Is there a limit to entries in a Dictionary<>?

theoneawaited picture theoneawaited · Aug 11, 2010 · Viewed 26k times · Source

I have about 3000 different files I need to organize, and retrieve at different times during the game.

I created my own struct of variables. I was thinking about creating a "Dictionary " at the beginning of my application, and simply loading all my files before the game starts.

I'm wondering about performance: will a dictionary with this many entries cause my application to be slow? Would a large dictionary make "TryGetValue" and "ContainsKey" run slower?

thanks for the advice!

Answer

Jon Hanna picture Jon Hanna · Aug 11, 2010

TryGetValue and ContainsKey should be pretty fast at that size, as long as the key has well distributed hashes.

A Dictionary has an indexable number of "buckets". When it adds or looks for a value by a key it will take the value returned by GetHashCode(), hash it down again to be less than the number of buckets (generally something simple like modulo, but the implementation isn't defined), and look in the relevant bucket.

The bucket will currently have zero or more items. The dictionary will compare each item with the key using .Equals().

The first bit of finding the right bucket is going to be in constant time O(1). The second bit of comparing the key with the keys in the bucket is going to be in lineary time O(n) where n relates only to the number of items in that bucket, not in the whole collection.

Generally there should be very few items in each bucket (the number of buckets will grow to try to keep this the case) so the operation is essentially constant time.

If however your hash codes are poorly implemented, there will be lots of keys in the same bucket. The time complexity will get closer and closer to O(n), as can be seen by experimenting with an object with a deliberately bad GetHashCode that just returns 0 every time. In its worse case it is worse than a List, since a List is also O(n), but Dictionary has more overhead.

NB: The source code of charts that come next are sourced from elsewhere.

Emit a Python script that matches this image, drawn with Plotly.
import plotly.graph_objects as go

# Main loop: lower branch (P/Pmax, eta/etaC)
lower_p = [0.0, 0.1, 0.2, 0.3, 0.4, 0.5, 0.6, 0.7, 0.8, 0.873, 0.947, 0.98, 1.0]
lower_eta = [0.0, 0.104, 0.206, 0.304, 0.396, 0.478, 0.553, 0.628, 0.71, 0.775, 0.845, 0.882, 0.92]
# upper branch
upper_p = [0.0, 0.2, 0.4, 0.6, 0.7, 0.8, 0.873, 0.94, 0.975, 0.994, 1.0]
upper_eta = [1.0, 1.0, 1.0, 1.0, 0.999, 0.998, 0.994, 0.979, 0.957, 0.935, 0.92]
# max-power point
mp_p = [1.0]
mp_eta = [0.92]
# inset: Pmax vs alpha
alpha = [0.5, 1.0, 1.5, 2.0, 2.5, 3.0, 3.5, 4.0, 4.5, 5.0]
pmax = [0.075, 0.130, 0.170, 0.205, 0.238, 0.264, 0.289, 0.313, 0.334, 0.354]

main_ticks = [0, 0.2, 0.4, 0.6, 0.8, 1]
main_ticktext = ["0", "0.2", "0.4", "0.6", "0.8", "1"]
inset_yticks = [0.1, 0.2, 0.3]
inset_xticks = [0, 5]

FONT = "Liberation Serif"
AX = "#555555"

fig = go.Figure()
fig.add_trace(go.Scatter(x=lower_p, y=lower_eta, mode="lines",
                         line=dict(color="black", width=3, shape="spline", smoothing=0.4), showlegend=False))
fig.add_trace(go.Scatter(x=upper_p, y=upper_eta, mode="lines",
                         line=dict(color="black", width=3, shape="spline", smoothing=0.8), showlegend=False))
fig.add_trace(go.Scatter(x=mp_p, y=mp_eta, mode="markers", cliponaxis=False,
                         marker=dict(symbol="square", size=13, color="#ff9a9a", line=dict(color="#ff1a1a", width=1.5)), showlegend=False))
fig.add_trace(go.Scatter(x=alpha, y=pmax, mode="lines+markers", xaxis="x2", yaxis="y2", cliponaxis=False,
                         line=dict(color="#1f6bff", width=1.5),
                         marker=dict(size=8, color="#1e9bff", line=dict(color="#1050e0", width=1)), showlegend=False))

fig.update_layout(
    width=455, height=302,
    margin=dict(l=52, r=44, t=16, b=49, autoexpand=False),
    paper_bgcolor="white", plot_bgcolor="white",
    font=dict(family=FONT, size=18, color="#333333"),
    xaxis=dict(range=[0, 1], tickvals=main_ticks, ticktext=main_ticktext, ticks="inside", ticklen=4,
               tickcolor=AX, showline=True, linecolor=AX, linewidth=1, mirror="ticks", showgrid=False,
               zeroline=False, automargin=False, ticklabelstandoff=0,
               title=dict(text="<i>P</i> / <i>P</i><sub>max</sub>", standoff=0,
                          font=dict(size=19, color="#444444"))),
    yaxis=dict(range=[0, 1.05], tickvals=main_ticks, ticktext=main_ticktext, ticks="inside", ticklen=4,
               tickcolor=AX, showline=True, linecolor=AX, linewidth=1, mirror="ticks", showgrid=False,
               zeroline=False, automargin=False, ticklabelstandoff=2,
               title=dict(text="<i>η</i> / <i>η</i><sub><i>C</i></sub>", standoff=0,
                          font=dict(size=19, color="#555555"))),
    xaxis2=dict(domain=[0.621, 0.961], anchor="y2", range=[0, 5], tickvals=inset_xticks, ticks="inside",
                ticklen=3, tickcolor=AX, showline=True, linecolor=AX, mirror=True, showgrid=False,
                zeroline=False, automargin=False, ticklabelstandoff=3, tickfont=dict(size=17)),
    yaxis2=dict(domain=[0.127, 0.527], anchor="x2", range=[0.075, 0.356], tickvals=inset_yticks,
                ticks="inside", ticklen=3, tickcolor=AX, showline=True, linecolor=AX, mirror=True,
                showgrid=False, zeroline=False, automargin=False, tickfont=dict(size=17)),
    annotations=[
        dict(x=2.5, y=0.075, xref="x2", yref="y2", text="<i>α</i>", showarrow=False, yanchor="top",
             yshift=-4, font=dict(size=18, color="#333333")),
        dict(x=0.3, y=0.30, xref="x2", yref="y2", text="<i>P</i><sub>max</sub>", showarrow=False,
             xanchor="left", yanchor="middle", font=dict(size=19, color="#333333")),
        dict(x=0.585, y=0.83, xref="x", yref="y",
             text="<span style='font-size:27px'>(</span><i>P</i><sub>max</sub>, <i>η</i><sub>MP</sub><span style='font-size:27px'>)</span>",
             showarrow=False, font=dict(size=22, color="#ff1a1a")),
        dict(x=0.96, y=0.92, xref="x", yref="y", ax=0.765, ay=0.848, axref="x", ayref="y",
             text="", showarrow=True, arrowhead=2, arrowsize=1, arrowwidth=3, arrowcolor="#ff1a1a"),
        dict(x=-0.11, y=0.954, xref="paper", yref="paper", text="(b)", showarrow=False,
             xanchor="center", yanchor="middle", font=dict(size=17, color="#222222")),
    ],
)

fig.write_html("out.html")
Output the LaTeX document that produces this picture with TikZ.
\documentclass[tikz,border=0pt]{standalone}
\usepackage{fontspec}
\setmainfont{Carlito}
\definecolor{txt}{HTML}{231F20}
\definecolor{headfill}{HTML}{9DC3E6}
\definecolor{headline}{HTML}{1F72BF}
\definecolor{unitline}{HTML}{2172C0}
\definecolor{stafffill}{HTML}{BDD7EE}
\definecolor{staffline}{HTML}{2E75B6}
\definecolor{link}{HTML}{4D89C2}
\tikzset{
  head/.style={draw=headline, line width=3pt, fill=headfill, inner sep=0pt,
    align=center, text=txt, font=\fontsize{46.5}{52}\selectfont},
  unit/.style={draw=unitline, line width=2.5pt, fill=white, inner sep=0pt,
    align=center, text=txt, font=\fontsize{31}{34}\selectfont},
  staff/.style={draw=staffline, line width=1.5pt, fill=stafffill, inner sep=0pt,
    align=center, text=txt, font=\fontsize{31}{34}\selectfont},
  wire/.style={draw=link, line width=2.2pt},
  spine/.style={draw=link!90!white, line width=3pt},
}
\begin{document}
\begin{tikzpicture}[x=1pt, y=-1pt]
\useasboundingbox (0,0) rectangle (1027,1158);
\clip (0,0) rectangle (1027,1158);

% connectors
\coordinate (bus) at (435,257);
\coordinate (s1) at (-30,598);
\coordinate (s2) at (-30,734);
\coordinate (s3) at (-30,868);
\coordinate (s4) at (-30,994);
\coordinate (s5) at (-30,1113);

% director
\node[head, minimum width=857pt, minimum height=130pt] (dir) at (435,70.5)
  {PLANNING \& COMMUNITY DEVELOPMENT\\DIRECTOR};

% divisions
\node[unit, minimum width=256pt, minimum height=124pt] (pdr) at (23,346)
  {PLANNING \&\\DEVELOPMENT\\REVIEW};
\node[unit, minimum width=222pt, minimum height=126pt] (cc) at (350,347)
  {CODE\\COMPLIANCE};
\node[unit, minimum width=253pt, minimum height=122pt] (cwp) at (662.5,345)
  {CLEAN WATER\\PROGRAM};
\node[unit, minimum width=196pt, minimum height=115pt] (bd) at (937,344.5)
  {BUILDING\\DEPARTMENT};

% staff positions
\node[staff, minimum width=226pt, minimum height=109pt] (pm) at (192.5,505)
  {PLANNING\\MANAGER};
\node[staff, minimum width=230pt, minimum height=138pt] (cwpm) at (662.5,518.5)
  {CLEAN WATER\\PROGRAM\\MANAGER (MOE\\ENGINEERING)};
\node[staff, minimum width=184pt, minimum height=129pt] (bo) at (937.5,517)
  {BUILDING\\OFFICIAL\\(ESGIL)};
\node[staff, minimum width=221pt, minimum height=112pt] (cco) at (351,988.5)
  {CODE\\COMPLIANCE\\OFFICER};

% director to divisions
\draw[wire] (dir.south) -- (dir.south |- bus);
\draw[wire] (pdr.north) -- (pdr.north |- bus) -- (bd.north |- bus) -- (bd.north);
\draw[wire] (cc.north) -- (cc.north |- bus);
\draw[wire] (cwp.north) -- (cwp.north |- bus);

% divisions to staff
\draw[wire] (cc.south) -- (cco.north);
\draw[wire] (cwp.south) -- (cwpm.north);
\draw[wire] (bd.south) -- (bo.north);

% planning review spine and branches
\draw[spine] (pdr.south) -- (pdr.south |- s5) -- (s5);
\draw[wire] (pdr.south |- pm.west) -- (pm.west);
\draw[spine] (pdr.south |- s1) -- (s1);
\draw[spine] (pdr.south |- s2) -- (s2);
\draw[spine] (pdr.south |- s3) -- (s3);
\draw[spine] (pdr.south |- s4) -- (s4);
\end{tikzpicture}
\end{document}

Does any of this mean you should worry? No, even relatively naïve hashing methods should give relatively good results. If you're using a string key, then it's probably already going to be more than good enough. If you're using a simple built-in type, then even more so.

If you do find that accessing the dictionary is slow though, then you want to pay attention to this and either fix the GetHashCode() method or create an IEqualityComparer (which lets you define outside rules for GetHashCode() and Equals() for use with dictionaries, hashsets, etc).

Most likely though, 3000 is nothing, it'll be fine.